Task objective:
Write out again, exactly as they appear, the lines from the line with "Rebuild this chart" through the line with "plt.rcParams['font.family'] = ['Noto". Do not include any pictures.

Records for the exercise:
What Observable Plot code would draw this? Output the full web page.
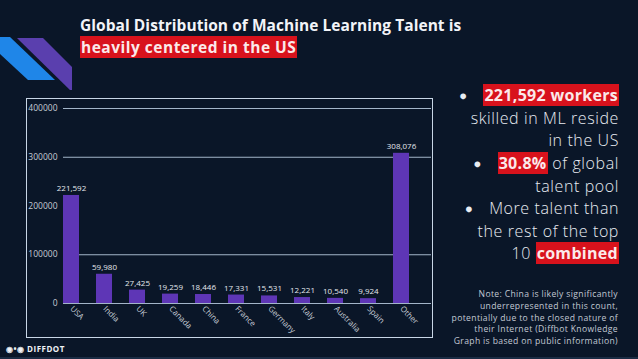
<!DOCTYPE html>
<html>
<head>
<meta charset="utf-8">
<script src="https://cdn.jsdelivr.net/npm/d3@7"></script>
<script src="https://cdn.jsdelivr.net/npm/@observablehq/plot@0.6"></script>
<style>
  html, body { margin: 0; padding: 0; }
  body { width: 638px; height: 359px; background: #0a1628; position: relative; overflow: hidden; font-family: "Open Sans", Lato, sans-serif; }
  .title { position: absolute; left: 80px; top: 14px; color: #f2f4f8; font-weight: 700; font-size: 15.5px; line-height: 22px; white-space: nowrap; letter-spacing: 0.05px; }
  .title .hl { letter-spacing: 0.5px; }
  .hl { background: #d8121c; color: #fbe9ea; padding: 0 1px; }
  .side { position: absolute; right: 19px; top: 84px; width: 200px; text-align: right; color: #e8ecf2; font-size: 16px; line-height: 22.2px; font-weight: 300; white-space: nowrap; letter-spacing: 0.6px; }
  .side b { font-weight: 700; letter-spacing: 0.3px; }
  .bul { margin-right: 16px; font-size: 12px; vertical-align: 1px; }
  .note { position: absolute; right: 20px; top: 289px; text-align: right; color: #c2c9d4; font-size: 8.6px; line-height: 11.8px; white-space: nowrap; letter-spacing: 0.35px; }
  .chart { position: absolute; left: 26px; top: 98px; border: 1.3px solid #c8d6e6; line-height: 0; }
  .logo { position: absolute; left: 6px; top: 343px; color: #f0f2f6; font-weight: 700; font-size: 8px; letter-spacing: 0.5px; }
  .stripe { position: absolute; left: 0; bottom: 0; width: 638px; height: 2px; background: #1b2c44; }
</style>
</head>
<body>
<svg width="100" height="90" style="position:absolute;left:0;top:0">
  <polygon points="0,37 10,37 55,80 28,80 0,54" fill="#1f86e8"/>
  <polygon points="17,38 43,38 72,67 72,92 20,41" fill="#5a3fae"/>
</svg>
<div class="title">Global Distribution of Machine Learning Talent is<br><span class="hl">heavily centered in the US</span></div>
<div class="side">
  <div><span class="bul">●</span><b class="hl">221,592 workers</b></div>
  <div>skilled in ML reside</div>
  <div>in the US</div>
  <div><span class="bul">●</span><b class="hl">30.8%</b> of global</div>
  <div>talent pool</div>
  <div><span class="bul">●</span>More talent than</div>
  <div>the rest of the top</div>
  <div>10 <b class="hl">combined</b></div>
</div>
<div class="note">Note: China is likely significantly<br>underrepresented in this count,<br>potentially due to the closed nature of<br>their Internet (Diffbot Knowledge<br>Graph is based on public information)</div>
<div class="chart" id="chart"></div>
<div class="logo">&#9673;&#8226;&#9673; DIFFDOT</div>
<div class="stripe"></div>
<script>
const countries = ["USA", "India", "UK", "Canada", "China", "France", "Germany", "Italy", "Australia", "Spain", "Other"];
const workers = [221592, 59980, 27425, 19259, 18446, 17331, 15531, 12221, 10540, 9924, 308076];
const yTicks = [0, 100000, 200000, 300000, 400000];
const gridLines = [0, 100000, 300000, 400000];

const data = countries.map((c, i) => ({country: c, value: workers[i]}));

const plot = Plot.plot({
  width: 405,
  height: 238,
  marginLeft: 36,
  marginRight: 1,
  marginTop: 9,
  marginBottom: 34,
  style: {background: "transparent", fontFamily: "'Open Sans', Lato, sans-serif", color: "#c6ccd6"},
  x: {domain: countries, paddingInner: 0.52, paddingOuter: 0.25, align: 0, label: null},
  y: {domain: [0, 400000], label: null},
  marks: [
    Plot.ruleY(gridLines, {stroke: "#b4c6da", strokeWidth: 1.2, strokeOpacity: 0.9}),
    Plot.barY(data, {x: "country", y: "value", fill: "#5e36b6"}),
    Plot.text(data, {x: "country", y: "value", text: d => d3.format(",")(d.value), dy: -7, fill: "#e4e8ee", fontSize: 8}),
    Plot.axisY({ticks: yTicks, tickFormat: d => String(d), tickSize: 0, tickPadding: 6, fontSize: 8.5, fill: "#c6ccd6"}),
    Plot.axisX({tickRotate: 45, textAnchor: "start", tickSize: 0, tickPadding: 4, fontSize: 8, fill: "#c6ccd6"})
  ]
});
document.getElementById("chart").appendChild(plot);
</script>
</body>
</html>
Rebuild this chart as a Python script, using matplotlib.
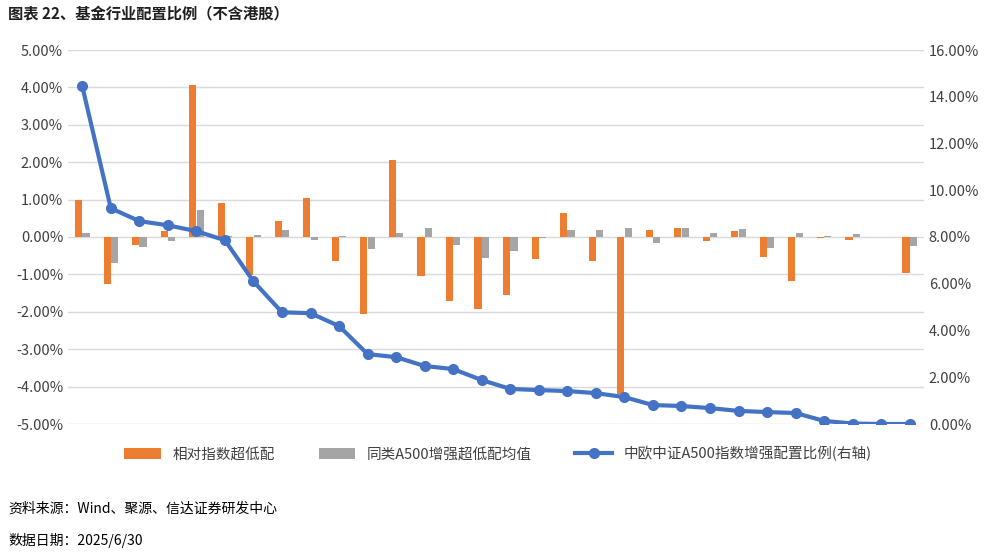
import matplotlib.pyplot as plt
import numpy as np
from matplotlib.ticker import FuncFormatter

plt.rcParams['font.family'] = ['Noto Sans CJK SC', 'DejaVu Sans']

# 相对指数超低配 (%)
rel_over = [0.99, -1.25, -0.22, 0.15, 4.07, 0.90, -1.02, 0.43, 1.03, -0.65,
            -2.07, 2.05, -1.05, -1.72, -1.93, -1.56, -0.60, 0.63, -0.64, -4.20,
            0.20, 0.25, -0.10, 0.17, -0.53, -1.18, -0.04, -0.07, 0.00, -0.95]
# 同类A500增强超低配均值 (%)
peer_avg = [0.10, -0.70, -0.27, -0.10, 0.72, 0.03, 0.05, 0.20, -0.07, 0.02,
            -0.33, 0.10, 0.23, -0.22, -0.55, -0.38, -0.03, 0.20, 0.20, 0.25,
            -0.15, 0.25, 0.12, 0.22, -0.30, 0.12, 0.04, 0.08, 0.01, -0.25]
# 中欧中证A500指数增强配置比例 (%)
fund_weight = [14.45, 9.23, 8.68, 8.50, 8.25, 7.86, 6.10, 4.78, 4.74, 4.19,
               2.99, 2.86, 2.48, 2.35, 1.88, 1.50, 1.45, 1.41, 1.32, 1.15,
               0.81, 0.77, 0.68, 0.56, 0.51, 0.47, 0.13, 0.02, 0.00, 0.00]

x = np.arange(len(rel_over))
orange = '#ED7D31'
gray = '#A5A5A5'
blue = '#4472C4'

fig = plt.figure(figsize=(9.96, 5.53), dpi=100)
ax = fig.add_axes([68 / 996, 1 - 424 / 553, (924 - 68) / 996, 374 / 553])
ax.bar(x - 0.13, rel_over, width=0.25, color=orange, label='相对指数超低配', zorder=2)
ax.bar(x + 0.13, peer_avg, width=0.25, color=gray, label='同类A500增强超低配均值', zorder=2)
ax.set_ylim(-5, 5)
ax.set_yticks(np.arange(-5, 5.1, 1))
ax.yaxis.set_major_formatter(FuncFormatter(lambda v, p: f'{v:.2f}%'))
ax.set_xlim(-0.5, len(x) - 0.5)
ax.set_xticks([])
ax.grid(axis='y', color='#D9D9D9', linewidth=1, zorder=0)
for s in ax.spines.values():
    s.set_visible(False)
ax.tick_params(axis='y', length=0, labelsize=10.5, colors='#404040')

ax2 = ax.twinx()
ax2.plot(x, fund_weight, color=blue, linewidth=3, marker='o', markersize=7,
         label='中欧中证A500指数增强配置比例(右轴)', zorder=3)
ax2.set_ylim(0, 16)
ax2.set_yticks(np.arange(0, 16.1, 2))
ax2.yaxis.set_major_formatter(FuncFormatter(lambda v, p: f'{v:.2f}%'))
for s in ax2.spines.values():
    s.set_visible(False)
ax2.tick_params(axis='y', length=0, labelsize=10.5, colors='#404040')

h1, l1 = ax.get_legend_handles_labels()
h2, l2 = ax2.get_legend_handles_labels()
fig.legend(h1 + h2, l1 + l2, loc='center', bbox_to_anchor=(0.5, 1 - 454 / 553),
           ncol=3, frameon=False, fontsize=10.5, handlelength=2.5, columnspacing=3,
           labelcolor='#404040')

fig.text(8 / 996, 1 - 14 / 553, '图表 22、基金行业配置比例（不含港股）', fontsize=11,
         fontweight='bold', va='center', color='#1F1F1F')
fig.text(8 / 996, 1 - 509 / 553, '资料来源：Wind、聚源、信达证券研发中心', fontsize=10,
         style='italic', va='center')
fig.text(8 / 996, 1 - 541 / 553, '数据日期：2025/6/30', fontsize=10,
         style='italic', va='center')

fig.savefig('out.png', dpi=100)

Solved problem:
Rebuild this chart as a Python script, using matplotlib.
import matplotlib.pyplot as plt
import numpy as np
from matplotlib.ticker import FuncFormatter

plt.rcParams['font.family'] = ['Noto Sans CJK SC', 'DejaVu Sans']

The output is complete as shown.